__Recorded information__.
----------

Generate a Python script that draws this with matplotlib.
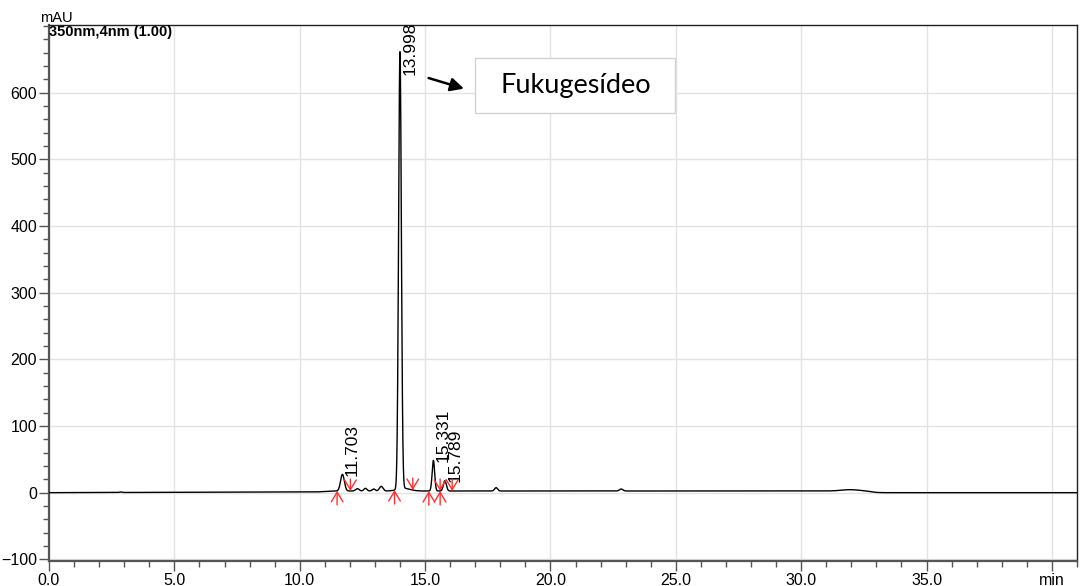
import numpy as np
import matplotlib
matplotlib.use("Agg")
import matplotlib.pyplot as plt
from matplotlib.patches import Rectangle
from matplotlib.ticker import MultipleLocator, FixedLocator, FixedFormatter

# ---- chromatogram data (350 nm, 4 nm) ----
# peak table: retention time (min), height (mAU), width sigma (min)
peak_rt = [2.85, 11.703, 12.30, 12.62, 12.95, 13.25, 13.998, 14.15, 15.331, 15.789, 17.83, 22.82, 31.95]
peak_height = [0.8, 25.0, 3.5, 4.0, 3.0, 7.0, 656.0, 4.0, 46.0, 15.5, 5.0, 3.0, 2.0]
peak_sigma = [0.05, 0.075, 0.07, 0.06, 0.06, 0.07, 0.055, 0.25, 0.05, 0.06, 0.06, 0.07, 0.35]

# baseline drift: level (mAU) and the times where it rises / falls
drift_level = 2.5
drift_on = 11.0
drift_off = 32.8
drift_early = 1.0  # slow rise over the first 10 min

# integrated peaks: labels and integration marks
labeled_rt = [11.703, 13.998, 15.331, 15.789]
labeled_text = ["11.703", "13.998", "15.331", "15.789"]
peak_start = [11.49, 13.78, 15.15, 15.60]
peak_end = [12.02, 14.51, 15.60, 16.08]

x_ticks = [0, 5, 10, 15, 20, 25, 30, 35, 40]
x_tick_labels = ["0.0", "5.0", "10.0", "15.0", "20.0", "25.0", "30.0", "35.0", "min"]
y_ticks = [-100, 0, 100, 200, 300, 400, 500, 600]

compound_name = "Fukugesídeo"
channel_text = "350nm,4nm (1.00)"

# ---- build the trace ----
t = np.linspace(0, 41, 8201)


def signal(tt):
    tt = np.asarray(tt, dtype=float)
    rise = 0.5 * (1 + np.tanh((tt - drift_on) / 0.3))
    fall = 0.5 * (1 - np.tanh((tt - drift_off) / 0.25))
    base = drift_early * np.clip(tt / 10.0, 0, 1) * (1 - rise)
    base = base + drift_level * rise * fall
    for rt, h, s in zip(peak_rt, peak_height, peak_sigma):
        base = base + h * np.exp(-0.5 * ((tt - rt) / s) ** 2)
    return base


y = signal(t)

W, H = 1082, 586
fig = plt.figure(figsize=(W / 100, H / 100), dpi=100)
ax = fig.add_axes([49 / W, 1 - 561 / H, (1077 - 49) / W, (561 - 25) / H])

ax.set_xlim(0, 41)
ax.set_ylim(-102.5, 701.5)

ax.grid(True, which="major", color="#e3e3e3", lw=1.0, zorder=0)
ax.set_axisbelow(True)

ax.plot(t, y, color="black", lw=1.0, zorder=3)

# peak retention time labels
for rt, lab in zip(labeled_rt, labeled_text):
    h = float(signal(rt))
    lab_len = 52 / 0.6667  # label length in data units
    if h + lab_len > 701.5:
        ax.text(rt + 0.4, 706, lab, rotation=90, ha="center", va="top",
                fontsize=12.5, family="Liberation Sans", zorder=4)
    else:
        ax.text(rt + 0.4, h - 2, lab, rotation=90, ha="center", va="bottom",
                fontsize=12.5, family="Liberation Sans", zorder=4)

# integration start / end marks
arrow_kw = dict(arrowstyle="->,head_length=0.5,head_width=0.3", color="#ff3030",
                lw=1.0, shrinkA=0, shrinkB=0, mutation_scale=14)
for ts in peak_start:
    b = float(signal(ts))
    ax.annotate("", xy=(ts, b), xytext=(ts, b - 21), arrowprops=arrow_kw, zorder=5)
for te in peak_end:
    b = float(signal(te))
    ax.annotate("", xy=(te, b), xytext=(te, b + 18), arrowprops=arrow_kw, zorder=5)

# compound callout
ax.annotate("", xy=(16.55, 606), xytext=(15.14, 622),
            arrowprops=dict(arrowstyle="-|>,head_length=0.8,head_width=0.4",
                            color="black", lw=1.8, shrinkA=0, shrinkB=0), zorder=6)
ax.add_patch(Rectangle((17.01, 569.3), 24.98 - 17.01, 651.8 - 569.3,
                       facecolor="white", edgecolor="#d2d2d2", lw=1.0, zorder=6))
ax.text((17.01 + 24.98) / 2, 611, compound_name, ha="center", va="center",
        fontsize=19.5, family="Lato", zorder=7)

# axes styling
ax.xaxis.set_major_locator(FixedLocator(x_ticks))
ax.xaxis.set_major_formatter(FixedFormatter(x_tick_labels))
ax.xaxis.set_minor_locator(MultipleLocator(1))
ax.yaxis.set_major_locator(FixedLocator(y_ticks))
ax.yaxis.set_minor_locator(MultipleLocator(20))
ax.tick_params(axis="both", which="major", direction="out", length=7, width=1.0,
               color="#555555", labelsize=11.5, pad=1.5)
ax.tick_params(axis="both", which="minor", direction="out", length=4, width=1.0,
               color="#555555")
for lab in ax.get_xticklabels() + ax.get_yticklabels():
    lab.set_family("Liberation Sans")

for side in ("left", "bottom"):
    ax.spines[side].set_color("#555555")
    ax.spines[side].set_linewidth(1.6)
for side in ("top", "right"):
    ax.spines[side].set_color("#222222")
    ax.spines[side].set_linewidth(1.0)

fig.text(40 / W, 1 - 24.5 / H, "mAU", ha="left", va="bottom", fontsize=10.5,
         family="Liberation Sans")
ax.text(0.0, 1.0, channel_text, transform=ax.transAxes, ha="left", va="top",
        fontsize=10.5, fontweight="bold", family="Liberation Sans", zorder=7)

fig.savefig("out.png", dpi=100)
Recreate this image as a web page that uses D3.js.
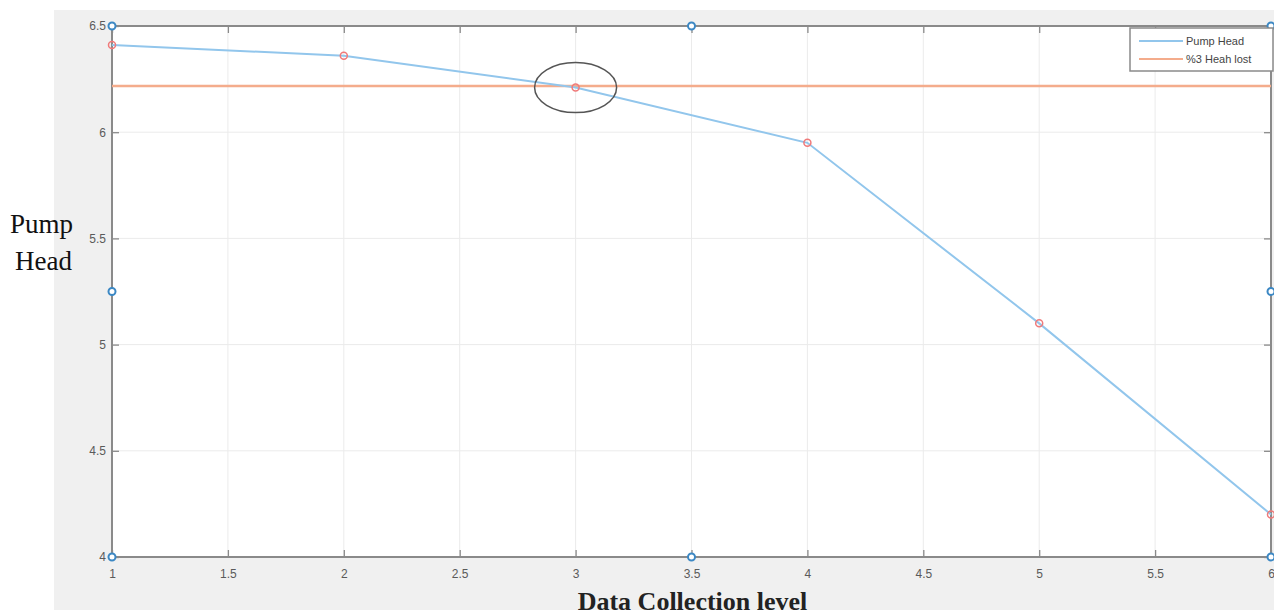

----------

__Exercise task__. Output all of the records exactly as they appear above, but not the pictures.

__Answer to this exercise__.
Generate a Python script that draws this with matplotlib.
import numpy as np
import matplotlib
matplotlib.use("Agg")
import matplotlib.pyplot as plt
from matplotlib.patches import Rectangle
from matplotlib.ticker import MultipleLocator, FixedLocator, FixedFormatter

# ---- chromatogram data (350 nm, 4 nm) ----
# peak table: retention time (min), height (mAU), width sigma (min)
peak_rt = [2.85, 11.703, 12.30, 12.62, 12.95, 13.25, 13.998, 14.15, 15.331, 15.789, 17.83, 22.82, 31.95]
peak_height = [0.8, 25.0, 3.5, 4.0, 3.0, 7.0, 656.0, 4.0, 46.0, 15.5, 5.0, 3.0, 2.0]
peak_sigma = [0.05, 0.075, 0.07, 0.06, 0.06, 0.07, 0.055, 0.25, 0.05, 0.06, 0.06, 0.07, 0.35]

# baseline drift: level (mAU) and the times where it rises / falls
drift_level = 2.5
drift_on = 11.0
drift_off = 32.8
drift_early = 1.0  # slow rise over the first 10 min

# integrated peaks: labels and integration marks
labeled_rt = [11.703, 13.998, 15.331, 15.789]
labeled_text = ["11.703", "13.998", "15.331", "15.789"]
peak_start = [11.49, 13.78, 15.15, 15.60]
peak_end = [12.02, 14.51, 15.60, 16.08]

x_ticks = [0, 5, 10, 15, 20, 25, 30, 35, 40]
x_tick_labels = ["0.0", "5.0", "10.0", "15.0", "20.0", "25.0", "30.0", "35.0", "min"]
y_ticks = [-100, 0, 100, 200, 300, 400, 500, 600]

compound_name = "Fukugesídeo"
channel_text = "350nm,4nm (1.00)"

# ---- build the trace ----
t = np.linspace(0, 41, 8201)


def signal(tt):
    tt = np.asarray(tt, dtype=float)
    rise = 0.5 * (1 + np.tanh((tt - drift_on) / 0.3))
    fall = 0.5 * (1 - np.tanh((tt - drift_off) / 0.25))
    base = drift_early * np.clip(tt / 10.0, 0, 1) * (1 - rise)
    base = base + drift_level * rise * fall
    for rt, h, s in zip(peak_rt, peak_height, peak_sigma):
        base = base + h * np.exp(-0.5 * ((tt - rt) / s) ** 2)
    return base


y = signal(t)

W, H = 1082, 586
fig = plt.figure(figsize=(W / 100, H / 100), dpi=100)
ax = fig.add_axes([49 / W, 1 - 561 / H, (1077 - 49) / W, (561 - 25) / H])

ax.set_xlim(0, 41)
ax.set_ylim(-102.5, 701.5)

ax.grid(True, which="major", color="#e3e3e3", lw=1.0, zorder=0)
ax.set_axisbelow(True)

ax.plot(t, y, color="black", lw=1.0, zorder=3)

# peak retention time labels
for rt, lab in zip(labeled_rt, labeled_text):
    h = float(signal(rt))
    lab_len = 52 / 0.6667  # label length in data units
    if h + lab_len > 701.5:
        ax.text(rt + 0.4, 706, lab, rotation=90, ha="center", va="top",
                fontsize=12.5, family="Liberation Sans", zorder=4)
    else:
        ax.text(rt + 0.4, h - 2, lab, rotation=90, ha="center", va="bottom",
                fontsize=12.5, family="Liberation Sans", zorder=4)

# integration start / end marks
arrow_kw = dict(arrowstyle="->,head_length=0.5,head_width=0.3", color="#ff3030",
                lw=1.0, shrinkA=0, shrinkB=0, mutation_scale=14)
for ts in peak_start:
    b = float(signal(ts))
    ax.annotate("", xy=(ts, b), xytext=(ts, b - 21), arrowprops=arrow_kw, zorder=5)
for te in peak_end:
    b = float(signal(te))
    ax.annotate("", xy=(te, b), xytext=(te, b + 18), arrowprops=arrow_kw, zorder=5)

# compound callout
ax.annotate("", xy=(16.55, 606), xytext=(15.14, 622),
            arrowprops=dict(arrowstyle="-|>,head_length=0.8,head_width=0.4",
                            color="black", lw=1.8, shrinkA=0, shrinkB=0), zorder=6)
ax.add_patch(Rectangle((17.01, 569.3), 24.98 - 17.01, 651.8 - 569.3,
                       facecolor="white", edgecolor="#d2d2d2", lw=1.0, zorder=6))
ax.text((17.01 + 24.98) / 2, 611, compound_name, ha="center", va="center",
        fontsize=19.5, family="Lato", zorder=7)

# axes styling
ax.xaxis.set_major_locator(FixedLocator(x_ticks))
ax.xaxis.set_major_formatter(FixedFormatter(x_tick_labels))
ax.xaxis.set_minor_locator(MultipleLocator(1))
ax.yaxis.set_major_locator(FixedLocator(y_ticks))
ax.yaxis.set_minor_locator(MultipleLocator(20))
ax.tick_params(axis="both", which="major", direction="out", length=7, width=1.0,
               color="#555555", labelsize=11.5, pad=1.5)
ax.tick_params(axis="both", which="minor", direction="out", length=4, width=1.0,
               color="#555555")
for lab in ax.get_xticklabels() + ax.get_yticklabels():
    lab.set_family("Liberation Sans")

for side in ("left", "bottom"):
    ax.spines[side].set_color("#555555")
    ax.spines[side].set_linewidth(1.6)
for side in ("top", "right"):
    ax.spines[side].set_color("#222222")
    ax.spines[side].set_linewidth(1.0)

fig.text(40 / W, 1 - 24.5 / H, "mAU", ha="left", va="bottom", fontsize=10.5,
         family="Liberation Sans")
ax.text(0.0, 1.0, channel_text, transform=ax.transAxes, ha="left", va="top",
        fontsize=10.5, fontweight="bold", family="Liberation Sans", zorder=7)

fig.savefig("out.png", dpi=100)
Recreate this image as a web page that uses D3.js.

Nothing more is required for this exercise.